PSI's business is providing instrumentation and electrical ("I&E") services to the oil and gas industry. PSI's president is Earl Bergeron. He personally performed some of PSI's work for Tenawa in planning and estimating the work and in doing and supervising construction work at the Plant.

In 2012, Mr. Ameringer approached Mr. Bergeron about I&E work for the proposed plant and provided him with information. Working from that, PSI furnished on March 21, 2012, an initial budget estimate for I&E work totaling $6.4 million. PSI revised its estimate in September of 2013 to $4.76 million. Mr. Ameringer requested PSI to provide Tenawa with a letter laying out PSI's scope of work and estimating its price. Mr. Bergeron sent a letter dated December 7, 2013, that estimated PSI's price at $4.76 million and stated in part:

Please note that the original price of $4,760,000 dated Sept. 13, 2013 was a preliminary budget quote based on the information provided by Tenawa and work performed on similar projects. Panel Specialists Inc. will work on the Haven Project based on a cost-plus basis. Freight and any taxes will also apply to parts and/or equipment sales. I have attached a price list.

ECF# 104-1, p. 8. The attached price list was titled, "Published Price List Field Services," and was dated, "2-1-13." Id. at p. 9. The parties' understandings differ over this price list's purpose, effect and operation.

Mr. Ameringer followed up with an email to Mr. Bergeron attaching a purchase order signed and dated December 13, 2013, by Mr. Ameringer. Also attached to this email were Mr. Bergeron's letter of December 7, 2013, PSI's 2-1-13 published price list, the "Panel Scope" spreadsheet dated September 13, 2012, certain I&E design and specification documents, and the Master Service Agreement ("MSA") signed by Mr. Ameringer and also dated December 13, 2013. Mr. Ameringer's email asked PSI to review, sign, and return the MSA. This purchase order for $4.76 million, No. HAV-121313-002, identified PSI as the vendor and described its work as "Cost Plus Proposal for Haven Instrumentation and Electrical Engineering per Panel Specialist Cover Letter and Earlier Budgetary Estimate date 12/7/13." ECF# 104-1, p. 10.
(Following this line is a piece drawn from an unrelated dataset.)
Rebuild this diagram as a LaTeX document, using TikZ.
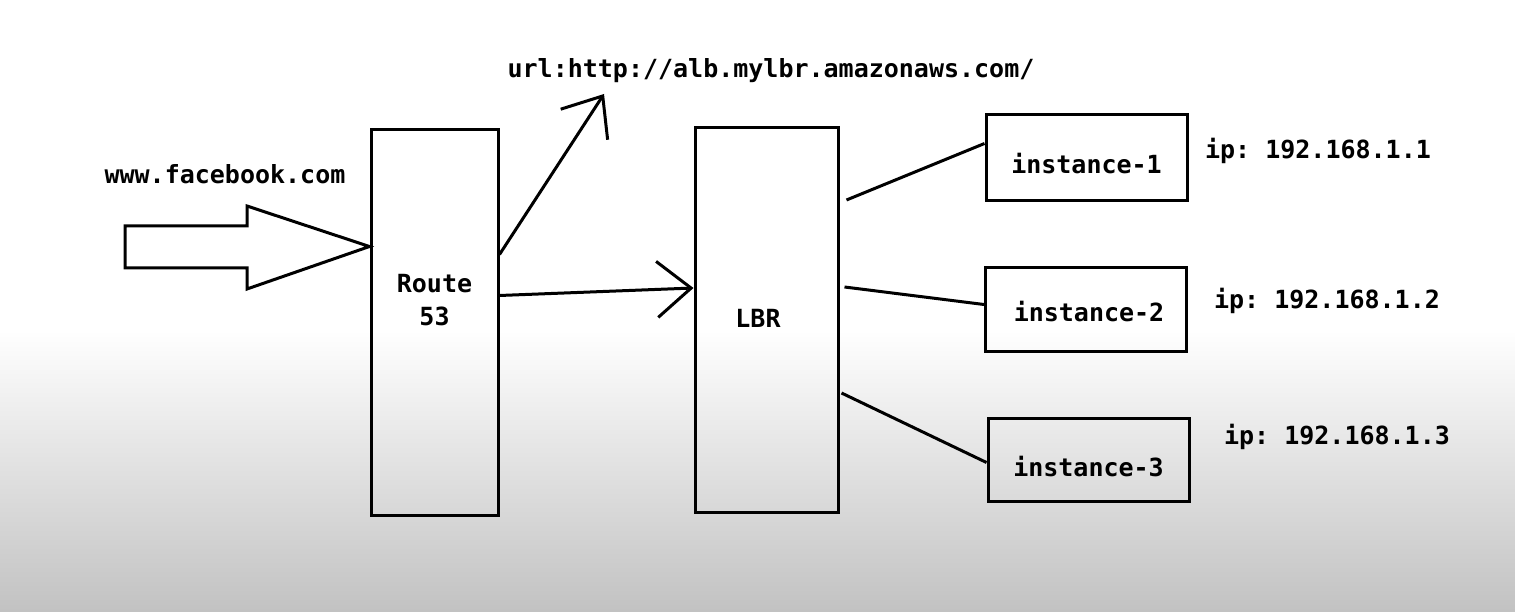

Mr. Bergeron signed the MSA. The parties dispute the meaning, scope and effect of certain provisions in the MSA. The following are some of the provisions in question:

1. WORK OR SERVICES COVERED
(a) From time to time during the term hereof, Company [Tenawa], as owner and/or operator of . . . , may request, either orally or in writing, that Contractor [PSI] perform work or render services for the benefit or account of Company. If Contractor agrees to perform such work or services for Company, then, subject to the provisions of Section 20 below which addresses potential conflicts between the terms of "work orders," "service orders," "job or delivery tickets," "invoices," or othersimilar form(s) for a particular job and the terms of this Agreement, this agreement shall control and govern the performance of all such work or services and the relationship of the parties relating thereto. . . .
. . . .
(c) This Agreement does not grant Contractor an exclusive right or contract to perform all services described in Exhibit I required from time to time by Company, . . . . Neither Company nor Contractor shall be bound by the terms hereof until work or services have been authorized by Company and accepted by Contractor.
2. CONTRACTOR'S OBLIGATIONS
Contractor shall:
(a) Perform all work or services hereunder with due diligence and in a good and workmanlike manner in compliance with the provisions hereof, as well as the provisions of Exhibits I, III and IV here to. . . . .
. . . .
6. METHOD AND TIME OF PAYMENT
(a) Contractor shall furnish an invoice to Company in a form satisfactory to Company within thirty (30) days of completion of the work done pursuant hereto. Company shall pay for the work performed hereunder within thirty (30) days after the receipt of such invoices. . . . All invoices shall detail the work done, the equipment or supplies and materials furnished by Contractor for the work, and the rates applicable to each item in accordance with the schedule of rates furnished by Contractor (or with succeeding current rate schedules if approved in writing by Company), or at bid prices where applicable. If an increase in rates is not satisfactory to Company, Company shall have the right to cancel this Agreement by giving Contractor notice to that effect. Contractor shall provide Company not less than thirty (30) days written notice prior to the proposed effective date of changes in said rate schedule. . . . .
. . . .
14. NOTICES AND INQUIRIES
All notices and inquires with regard to this Agreement shall be in writing and shall be delivered either personally to the designated representative of the party being notified or sent by registered mail, return receipt requested, to the address of each party set forth on the signature pages hereof. All notices shall be effective as of the time received by the addressee.
. . . .
17. AMENDMENTS
This agreement may be amended only by an instrument in writing signed by both parties hereto.
. . . .
19. GOVERNING LAW
THIS AGREEMENT, AND THE RIGHTS AND OBLIGATIONS OF THE PARTIES HEREUNDER, SHALL BE CONSTRUED AND GOVERNED IN ACCORDANCE WITH THE LAWS OF THE STATE OF TEXAS. . . .
20. ENTIRE AGREEMENT
This instrument embodies the entire agreement of the parties as to the subject matter hereof.